» TASK MATERIAL

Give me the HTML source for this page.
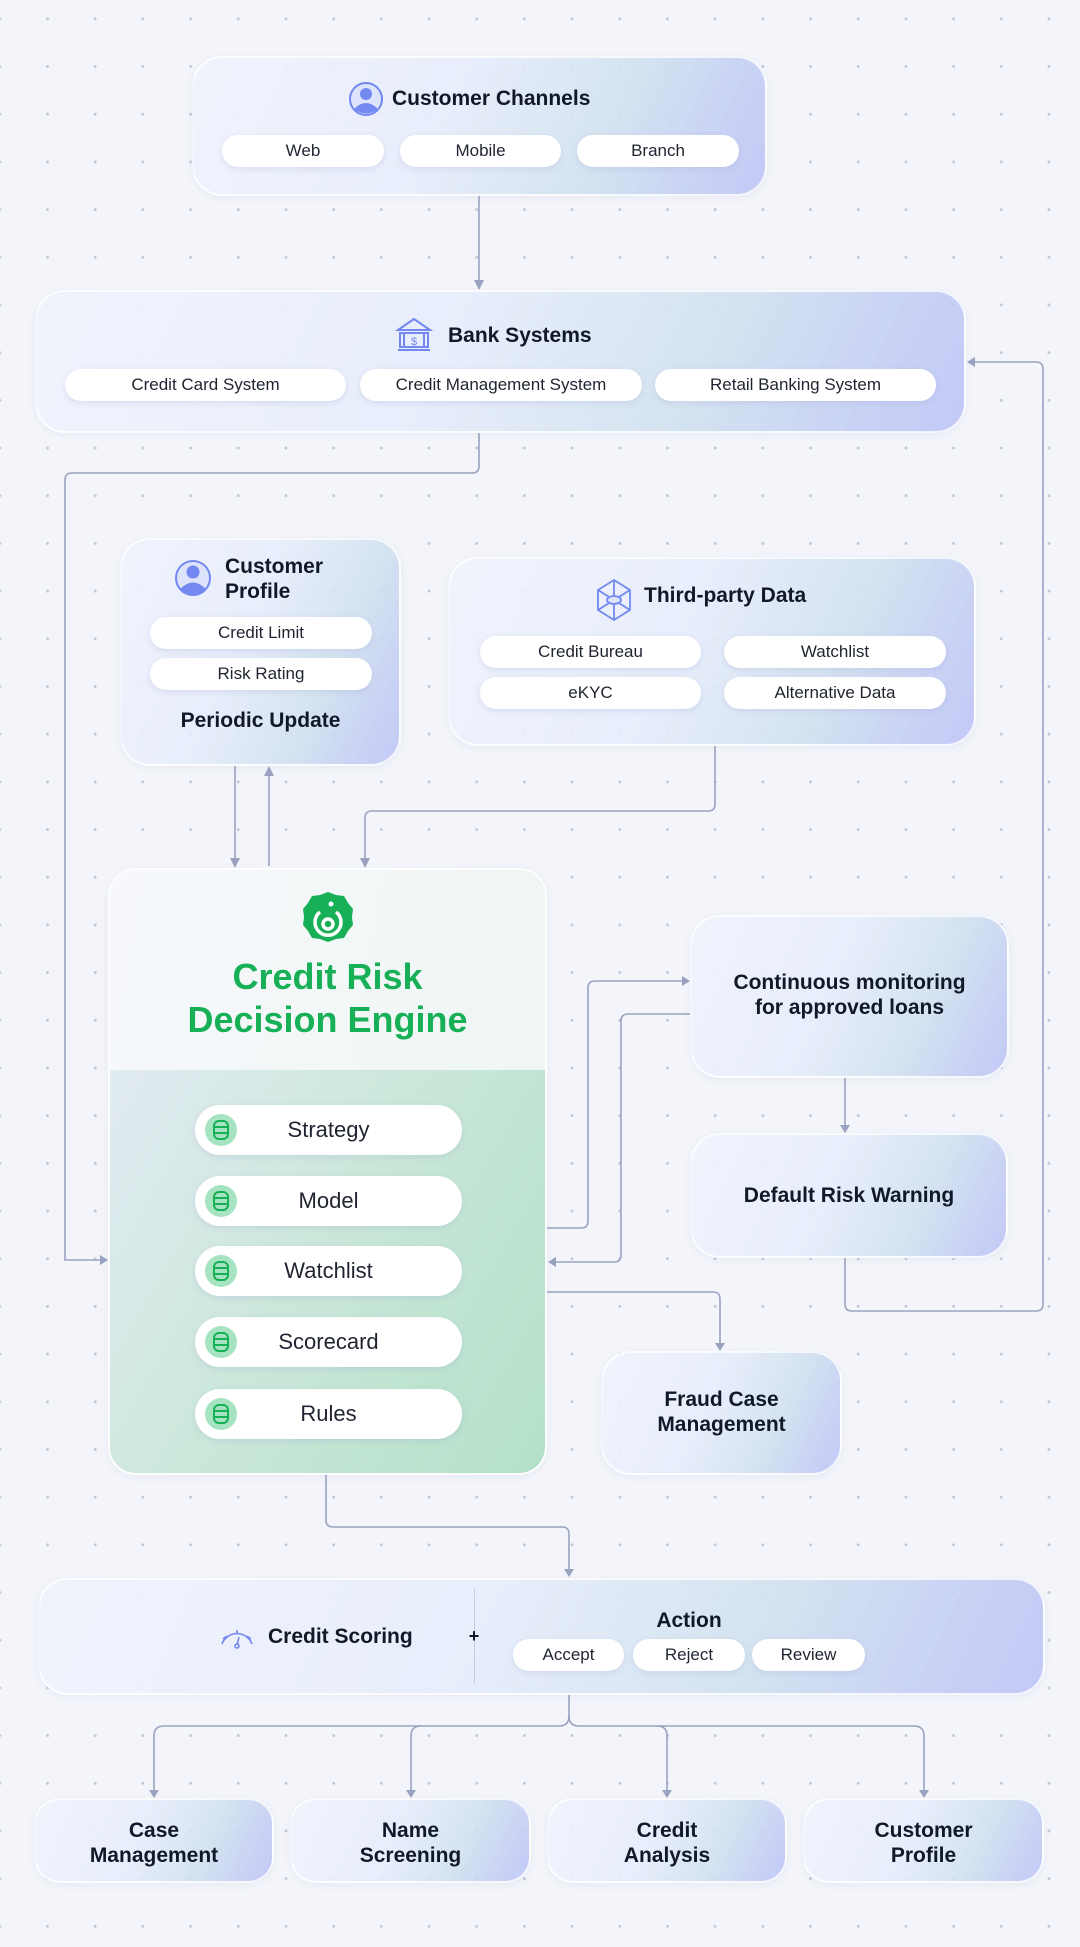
==
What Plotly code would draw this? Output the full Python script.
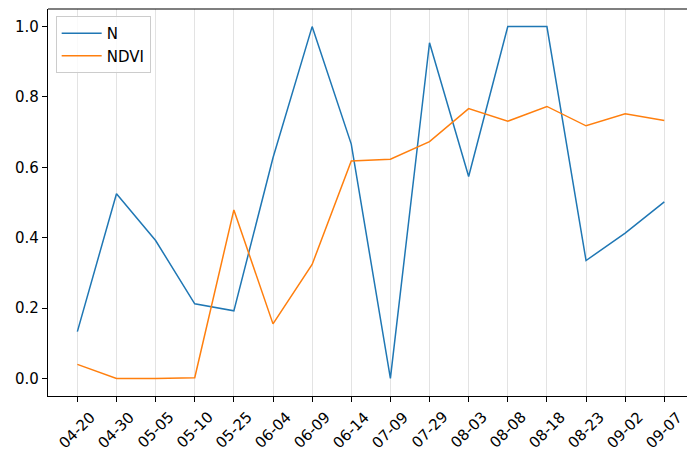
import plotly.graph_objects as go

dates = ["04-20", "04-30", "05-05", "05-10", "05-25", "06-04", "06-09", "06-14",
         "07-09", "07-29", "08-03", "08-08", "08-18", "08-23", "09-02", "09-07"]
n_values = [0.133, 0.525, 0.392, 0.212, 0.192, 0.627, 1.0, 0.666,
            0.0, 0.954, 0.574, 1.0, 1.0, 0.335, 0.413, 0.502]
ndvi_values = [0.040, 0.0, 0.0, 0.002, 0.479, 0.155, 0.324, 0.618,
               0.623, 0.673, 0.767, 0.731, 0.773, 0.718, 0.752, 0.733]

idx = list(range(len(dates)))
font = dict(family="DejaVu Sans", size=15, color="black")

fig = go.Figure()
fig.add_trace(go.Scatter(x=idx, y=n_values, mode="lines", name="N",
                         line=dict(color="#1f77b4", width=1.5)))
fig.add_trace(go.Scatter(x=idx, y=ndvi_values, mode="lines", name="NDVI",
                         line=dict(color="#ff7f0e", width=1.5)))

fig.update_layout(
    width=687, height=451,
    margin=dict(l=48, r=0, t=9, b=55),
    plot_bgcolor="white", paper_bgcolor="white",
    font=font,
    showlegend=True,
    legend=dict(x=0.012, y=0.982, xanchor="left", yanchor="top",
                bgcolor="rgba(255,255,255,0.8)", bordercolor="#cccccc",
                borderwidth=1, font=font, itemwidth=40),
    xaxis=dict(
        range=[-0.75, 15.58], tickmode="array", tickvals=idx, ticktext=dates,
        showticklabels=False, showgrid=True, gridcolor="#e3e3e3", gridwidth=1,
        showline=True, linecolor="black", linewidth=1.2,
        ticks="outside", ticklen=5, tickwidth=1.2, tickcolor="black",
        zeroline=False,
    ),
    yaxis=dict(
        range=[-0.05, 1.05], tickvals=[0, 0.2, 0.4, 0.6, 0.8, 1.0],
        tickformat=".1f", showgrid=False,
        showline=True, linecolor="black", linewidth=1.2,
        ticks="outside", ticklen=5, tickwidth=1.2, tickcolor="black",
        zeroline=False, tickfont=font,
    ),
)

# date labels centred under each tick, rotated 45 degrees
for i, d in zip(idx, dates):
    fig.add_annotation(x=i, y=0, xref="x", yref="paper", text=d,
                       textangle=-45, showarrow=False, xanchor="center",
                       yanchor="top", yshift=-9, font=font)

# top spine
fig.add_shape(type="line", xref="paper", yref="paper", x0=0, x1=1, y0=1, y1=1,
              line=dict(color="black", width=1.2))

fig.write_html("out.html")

» AIM OF THE EXERCISE
Return exactly the lines from the one with "What Plotly code" to the one with "import plotly.graph_objects as go", both ends kept, and only those. Images are left out.

» RESULT OF THIS TASK
What Plotly code would draw this? Output the full Python script.
import plotly.graph_objects as go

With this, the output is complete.